"Oh my God! Is she breathing?" I asked.
Hollis knelt down and checked her pulse. "Yeah, but barely. Her pupils are dilated." He looked up at the window, which was open. "She must have climbed up the fire escape from the courtyard."
Or she had come through the very front door that never seemed to be locked.
I dialed 911 while Claude examined the scattered powder. I barked out my address into the phone and told them a woman was unconscious.
"This is probably angel's trumpet," Claude said grimly. "Same as they found Delia in the bathroom."
We were leaping to conclusions but if there was ever a time to leap it was now. “Did she take this herself? Ginger killed Delia?" I felt a mixture of relief and confusion. Relief that the killer had been caught, confusion about why.
Concern that Ginger was going to die. If she was another victim or the perpetrator I didn’t want to see her life end right in front of me. The 911 operator was asking me questions but I panicked and handed the phone to Hollis. He told her he was law enforcement and to send an ambulance and then he ended the call.
Distraught, I saw him put my phone in his pocket but didn’t really register that as odd.

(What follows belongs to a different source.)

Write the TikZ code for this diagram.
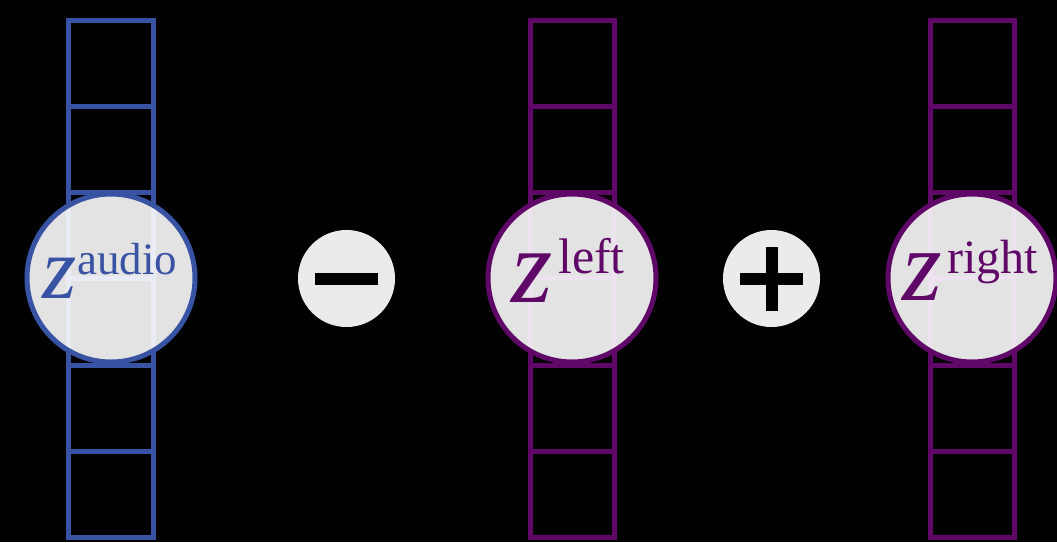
\documentclass[tikz,border=0pt]{standalone}
\usepackage{fontspec}
\setmainfont{Liberation Serif}
\definecolor{zblue}{RGB}{57,83,164}
\definecolor{zpurple}{RGB}{96,8,104}
\definecolor{opgray}{RGB}{235,235,235}
\tikzset{
  cellbox/.style={line width=5pt},
  bigcirc/.style={circle, line width=5pt, fill=white, fill opacity=0.89, minimum size=168pt, inner sep=0pt},
  opcirc/.style={circle, fill=opgray, minimum size=97pt, inner sep=0pt},
  zlab/.style={anchor=base west, inner sep=0pt, font=\itshape},
  suplab/.style={anchor=base west, inner sep=0pt},
  barpart/.style={fill=black, draw=none}
}
\begin{document}
\begin{tikzpicture}[x=1pt,y=-1pt]
\fill[black] (0,0) rectangle (1057,542);
\useasboundingbox (0,0) rectangle (1057,542);
% columns of cells
\foreach \xl/\col in {68.5/zblue, 530/zpurple, 930/zpurple}{
  \foreach \i in {0,...,5}{
    \draw[cellbox, draw=\col] (\xl, {20+86.25*\i}) rectangle ({\xl+84.5}, {20+86.25*(\i+1)});
  }
}
% big circles
\node[bigcirc, draw=zblue] (ca) at (111,278) {};
\node[bigcirc, draw=zpurple] (cl) at (572,278) {};
\node[bigcirc, draw=zpurple] (cr) at (972,278) {};
% labels
\node[zlab, text=zblue] (za) at (42,298) {\fontsize{88}{88}\selectfont z};
\node[suplab, text=zblue] (sa) at (77,274) {\fontsize{45}{45}\selectfont audio};
\node[zlab, text=zpurple] (zl) at (511,302) {\fontsize{106}{106}\selectfont z};
\node[suplab, text=zpurple] (sl) at (558,273) {\fontsize{50}{50}\selectfont left};
\node[zlab, text=zpurple] (zr) at (902,300) {\fontsize{102}{102}\selectfont z};
\node[suplab, text=zpurple] (sr) at (947,273) {\fontsize{48}{48}\selectfont right};
% operators
\node[opcirc] (minus) at (346.5,278.5) {};
\fill[barpart] ([xshift=-31.5pt,yshift=-6pt]minus.center) rectangle ([xshift=31.5pt,yshift=6pt]minus.center);
\node[opcirc] (plus) at (771.5,278.5) {};
\fill[barpart] ([xshift=-31.5pt,yshift=-6pt]plus.center) rectangle ([xshift=31.5pt,yshift=6pt]plus.center);
\fill[barpart] ([xshift=-6pt,yshift=-32pt]plus.center) rectangle ([xshift=6pt,yshift=32pt]plus.center);
\end{tikzpicture}
\end{document}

"Maybe she ingested it herself," Hollis said. He was doing chest compressions on her, but I noticed he didn’t attempt to give her mouth-to-mouth. Clearly too risky. "Or maybe someone wanted us to think she did."
"What do you mean?"
He pointed to Ginger's hand, which was clutched around something small and metallic. She was holding a brass key. Old, ornate, with a fleur-de-lis design.
The same key I'd found behind the pantry baseboard.
Except that key was currently in my pocket.
"How many of these keys are there?" Hollis asked.
Before I could answer, the sound of sirens filled the air. Within minutes, the house was once again crawling with paramedics.
As they loaded Ginger onto a stretcher, she briefly regained consciousness. Her eyes found mine across the room, and she mouthed a single word. "Basement."
Then she was gone, rushed to the hospital with an uncertain prognosis.
"Basement?" Hollis asked. "This house doesn’t have a basement."
"No," I said. But even as I said it, I was thinking about the hidden room behind the kitchen, about Aunt Odette's journal entries, about all the secrets this house had kept for forty years.
"Harper," Claude said quietly. "What aren't you telling us?"
I didn’t feel like I needed to tell Claude a damn thing. I looked at him, this man who had taken advantage of the woman I now knew as Delia. He had been complicit in whatever happened to Francine Darrow, in whatever small way, and had spent forty years regretting the choices he’d made.
I made a decision.
"There's something I need to show you both," I said. "Something Aunt Odette left for me to find."
I pulled the journal pages from my pocket and handed them to Hollis. "But first, you need to read these. All of them. Because I think Ginger wasn't trying to hurt anyone tonight. I think she was trying to find the same thing Delia was looking for."
"Which is?"
"Proof of what really happened to Francine Darrow. And I think I know where it is."
As Hollis began reading Aunt Odette's journal entries, his expression growing darker with each page, I couldn't shake the feeling that we were running out of time. Ginger's whispered "basement" felt like a warning to me, not a confession.
Because if she hadn't killed Delia, then the real killer was still out there.
And they now knew exactly how close we were to uncovering the truth.